>> Begin SUPPLIED DATA
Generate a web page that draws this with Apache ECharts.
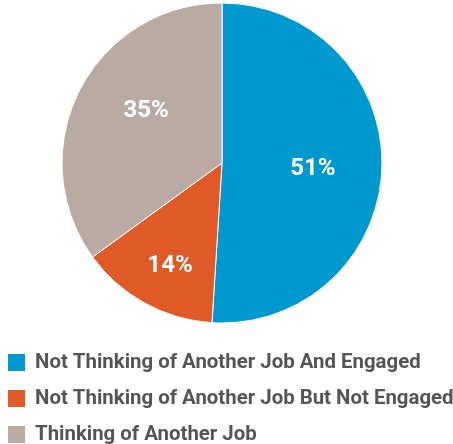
<!DOCTYPE html>
<html>
<head>
<meta charset="utf-8">
<script src="https://cdn.jsdelivr.net/npm/echarts@6/dist/echarts.min.js"></script>
<style>
  html, body { margin: 0; padding: 0; background: #fff; }
  #chart { width: 453px; height: 444px; }
</style>
</head>
<body>
<div id="chart"></div>
<script>
// Share of employees by job-search status and engagement
const categories = [
  'Not Thinking of Another Job And Engaged',
  'Not Thinking of Another Job But Not Engaged',
  'Thinking of Another Job'
];
const values = [51, 14, 35];
const colors = ['#0099CF', '#E05A28', '#B9ABA4'];
// nudges for the in-slice percentage labels
const labelOffsets = [[8, 3], [-12, 30], [-2, -14]];
// vertical position of each legend row
const legendTops = [352, 388, 424];

const chart = echarts.init(document.getElementById('chart'), null, { renderer: 'canvas' });

const data = categories.map((name, i) => ({
  name: name,
  value: values[i],
  itemStyle: { color: colors[i] },
  label: { offset: labelOffsets[i] }
}));

// one legend per row so the last row is not pushed into a second column
const legends = categories.map((name, i) => ({
  orient: 'vertical',
  left: 6,
  top: legendTops[i],
  padding: 0,
  itemWidth: 19,
  itemHeight: 19,
  icon: 'rect',
  data: [name],
  textStyle: {
    fontFamily: 'Roboto',
    fontWeight: 'bold',
    fontSize: 20.4,
    color: '#555555',
    padding: [0, 0, 0, 4]
  }
}));

chart.setOption({
  animation: false,
  legend: legends,
  series: [{
    type: 'pie',
    center: [222, 163],
    radius: [0, 160],
    startAngle: 90,
    clockwise: true,
    avoidLabelOverlap: false,
    itemStyle: { borderColor: '#ffffff', borderWidth: 1 },
    label: {
      show: true,
      position: 'inside',
      formatter: '{c}%',
      color: '#ffffff',
      fontFamily: 'Roboto',
      fontWeight: 'bold',
      fontSize: 24
    },
    labelLine: { show: false },
    emphasis: { disabled: true },
    data: data
  }]
});
</script>
</body>
</html>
>> End SUPPLIED DATA
TASK OBJECTIVE: Leave out the pictures and give the listing above again exactly.

TASK ANSWER:
Generate a web page that draws this with Apache ECharts.
<!DOCTYPE html>
<html>
<head>
<meta charset="utf-8">
<script src="https://cdn.jsdelivr.net/npm/echarts@6/dist/echarts.min.js"></script>
<style>
  html, body { margin: 0; padding: 0; background: #fff; }
  #chart { width: 453px; height: 444px; }
</style>
</head>
<body>
<div id="chart"></div>
<script>
// Share of employees by job-search status and engagement
const categories = [
  'Not Thinking of Another Job And Engaged',
  'Not Thinking of Another Job But Not Engaged',
  'Thinking of Another Job'
];
const values = [51, 14, 35];
const colors = ['#0099CF', '#E05A28', '#B9ABA4'];
// nudges for the in-slice percentage labels
const labelOffsets = [[8, 3], [-12, 30], [-2, -14]];
// vertical position of each legend row
const legendTops = [352, 388, 424];

const chart = echarts.init(document.getElementById('chart'), null, { renderer: 'canvas' });

const data = categories.map((name, i) => ({
  name: name,
  value: values[i],
  itemStyle: { color: colors[i] },
  label: { offset: labelOffsets[i] }
}));

// one legend per row so the last row is not pushed into a second column
const legends = categories.map((name, i) => ({
  orient: 'vertical',
  left: 6,
  top: legendTops[i],
  padding: 0,
  itemWidth: 19,
  itemHeight: 19,
  icon: 'rect',
  data: [name],
  textStyle: {
    fontFamily: 'Roboto',
    fontWeight: 'bold',
    fontSize: 20.4,
    color: '#555555',
    padding: [0, 0, 0, 4]
  }
}));

chart.setOption({
  animation: false,
  legend: legends,
  series: [{
    type: 'pie',
    center: [222, 163],
    radius: [0, 160],
    startAngle: 90,
    clockwise: true,
    avoidLabelOverlap: false,
    itemStyle: { borderColor: '#ffffff', borderWidth: 1 },
    label: {
      show: true,
      position: 'inside',
      formatter: '{c}%',
      color: '#ffffff',
      fontFamily: 'Roboto',
      fontWeight: 'bold',
      fontSize: 24
    },
    labelLine: { show: false },
    emphasis: { disabled: true },
    data: data
  }]
});
</script>
</body>
</html>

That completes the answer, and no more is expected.